I'm probably spending too much time think about this, but any help making sense of this would be greatly appreciated!

Thanks,
Brian

 

[DiracRules]

Wow, I didn't consider this aspect! Thank you for pointing this out! I'm studying these things right now.

Well, I think that you are right, the plane of incidence loses its meaning.
THOUGH, the thing here maybe another one - I say maybe because I've been thinking of it for 10 minutes, but as it makes sense to me I'll write it here.
The information from the reflection coefficients is not only about the amplitude of the reflected wave, but also about its phase.
Now, despite the lacking of a plane of incidence, at normal incidence the coefficients still have to tell you that the electric component has a 180° phase shift, while the magnetic one don't. This is why, I think, you get that the coefficients are opposite: as you say, there is no difference as regards the plane of incidence (the amplitudes of the reflected wave are the same), but there is still a difference in the phase of the reflected wave.

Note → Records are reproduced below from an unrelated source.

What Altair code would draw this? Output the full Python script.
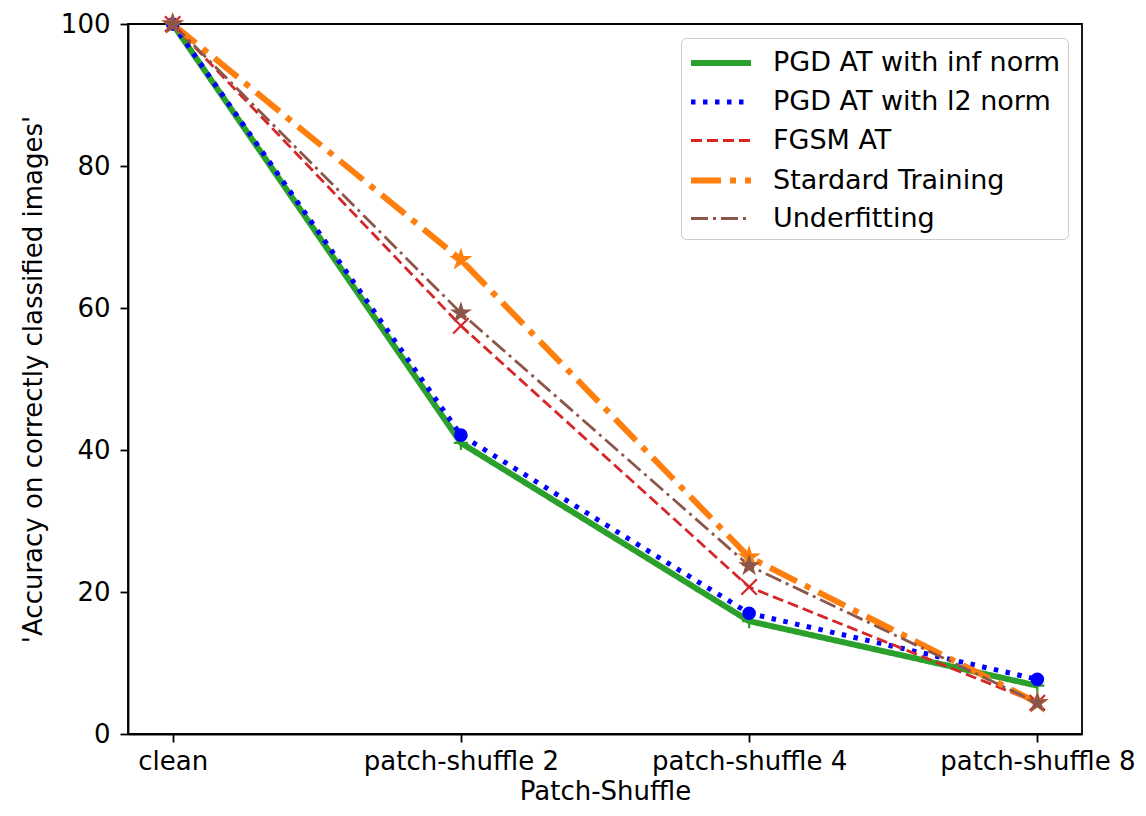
import altair as alt
import pandas as pd

categories = ["clean", "patch-shuffle 2", "patch-shuffle 4", "patch-shuffle 8"]
series_names = ["PGD AT with inf norm", "PGD AT with l2 norm", "FGSM AT",
                "Stardard Training", "Underfitting"]
pgd_inf = [100, 41.0, 15.9, 6.8]
pgd_l2 = [100, 42.1, 17.0, 7.7]
fgsm = [100, 57.5, 20.7, 4.4]
standard = [100, 66.8, 24.9, 4.4]
underfit = [100, 59.3, 23.7, 4.4]

colors = ["#2ca02c", "#0000ff", "#d62728", "#ff7f0e", "#8c564b"]
dashes = [[1, 0], [4.5, 7.5], [11, 5], [30, 9, 6, 9], [17, 5, 3, 5]]
widths = [6, 5, 2.8, 6, 2.8]
plus = "M-1,0L1,0M0,-1L0,1"
cross = "M-1,-1L1,1M-1,1L1,-1"
star = ("M0,-1L0.2245,-0.309L0.951,-0.309L0.3633,0.118L0.5878,0.809"
        "L0,0.382L-0.5878,0.809L-0.3633,0.118L-0.951,-0.309L-0.2245,-0.309Z")
shapes = [plus, "circle", cross, star, star]
sizes = [200, 130, 240, 300, 260]
filled = [False, True, False, True, True]

rows = []
for name, vals in zip(series_names, [pgd_inf, pgd_l2, fgsm, standard, underfit]):
    for i, v in enumerate(vals):
        rows.append({"series": name, "idx": i, "value": v})
df = pd.DataFrame(rows)

label_expr = ("datum.value == 0 ? 'clean' : datum.value == 1 ? 'patch-shuffle 2' : "
              "datum.value == 2 ? 'patch-shuffle 4' : 'patch-shuffle 8'")

x = alt.X("idx:Q", scale=alt.Scale(domain=[-0.155, 3.155], nice=False, zero=False),
          axis=alt.Axis(values=[0, 1, 2, 3], labelExpr=label_expr, title="Patch-Shuffle",
                        grid=False, tickSize=8, labelPadding=6, titlePadding=4,
                        labelLimit=500, labelOverlap=False))
y = alt.Y("value:Q", scale=alt.Scale(domain=[0, 100], nice=False),
          axis=alt.Axis(values=[0, 20, 40, 60, 80, 100], grid=False, tickSize=8,
                        labelPadding=10,
                        title="'Accuracy on correctly classified images'", titlePadding=14))

lines = alt.Chart(df).mark_line(strokeCap="butt").encode(
    x=x, y=y,
    color=alt.Color("series:N", scale=alt.Scale(domain=series_names, range=colors),
                    legend=alt.Legend(title=None, orient="top-right")),
    strokeDash=alt.StrokeDash("series:N", scale=alt.Scale(domain=series_names, range=dashes)),
    strokeWidth=alt.StrokeWidth("series:N",
                                scale=alt.Scale(type="ordinal", domain=series_names, range=widths)),
    order="idx:Q",
)

point_layers = []
for name, col, shp, sz, fl in zip(series_names, colors, shapes, sizes, filled):
    point_layers.append(
        alt.Chart(df).transform_filter(alt.datum.series == name).mark_point(
            shape=shp, size=sz, filled=fl, color=col, fill=col if fl else "transparent",
            stroke=col, strokeWidth=2.2, opacity=1,
        ).encode(x=x, y=y)
    )

chart = alt.layer(lines, *point_layers).properties(
    width=954, height=710,
    autosize=alt.AutoSizeParams(type="none"),
    padding={"left": 128, "top": 24, "right": 64, "bottom": 82},
).configure(
    font="DejaVu Sans",
).configure_view(
    stroke="black", strokeWidth=1.8,
).configure_axis(
    domainColor="black", domainWidth=1.8, tickColor="black", tickWidth=1.8,
    labelColor="black", labelFontSize=26, titleFontSize=26, titleColor="black",
    titleFontWeight="normal", labelFont="DejaVu Sans", titleFont="DejaVu Sans",
).configure_legend(
    labelFontSize=27, labelColor="black", labelFont="DejaVu Sans",
    symbolType="M-1,0L3,0", symbolSize=900, symbolOffset=0,
    rowPadding=8.5, labelOffset=49, padding=7,
    strokeColor="#cccccc", cornerRadius=5, fillColor="white",
    offset=14, labelLimit=500,
)

chart.save("out.html", embed_options={"renderer": "svg", "actions": False})
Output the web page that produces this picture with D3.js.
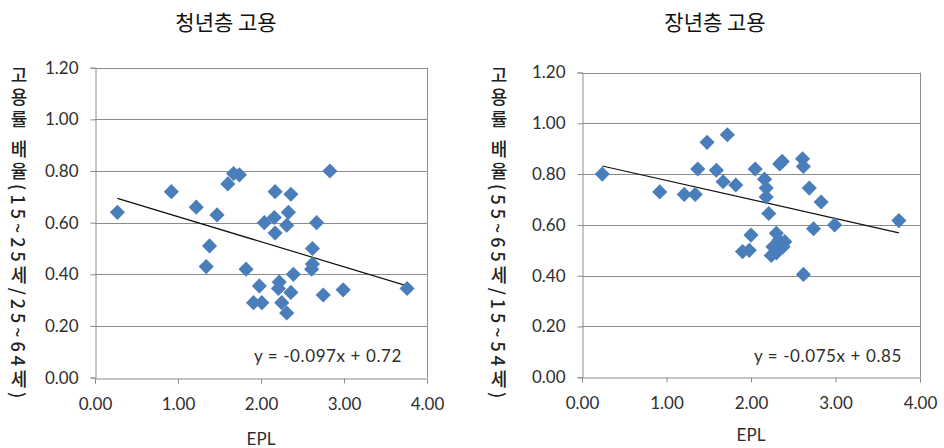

I think this is the explanation. I'm not sure, but it makes sense.Hope it is clear.

 

[Redbelly98]

Welcome to PF.

It's a matter of the sign conventions used for the two polarizations.

For parallel polarization, r_p is positive when E has an upward component for both the incident and reflected beams:

If you imagine the angle of incidence approaching zero (normal incidence case), this means that the incident and reflected electric fields are actually pointing in opposite directions.

For perpendicular polarization, r_s is positive when E is in the same direction for both the incident and reflected beams. Changing the angle of incidence does not change the direction of E.

 

[brianpile]

Ok I see, thanks RedBelly. So to be consistent between the two polarizations, I should define the p-polarization as positive when the magnetic field receives a pi phase shift (and therefore the E-field does not).

 

[Redbelly98]

I don't think that's right. In the figure I posted earlier, B would point in the same direction -- up, out of the page -- for both the incident and reflected waves.

 

[brianpile]

Right, I wasn't clear. If we defined the case when the H-field does change direction upon reflection (n1>n2) then the situation looks like this.

http://dl.dropbox.com/u/1505234/Fresnel%20Eqs%20-%20p-polariozation.bmp

and the boundary condition for the magnetic field would be Bi-Br=Bt. I think this change allows the signs of the reflection coefficients agree at normal incidence...like you said, just a convention.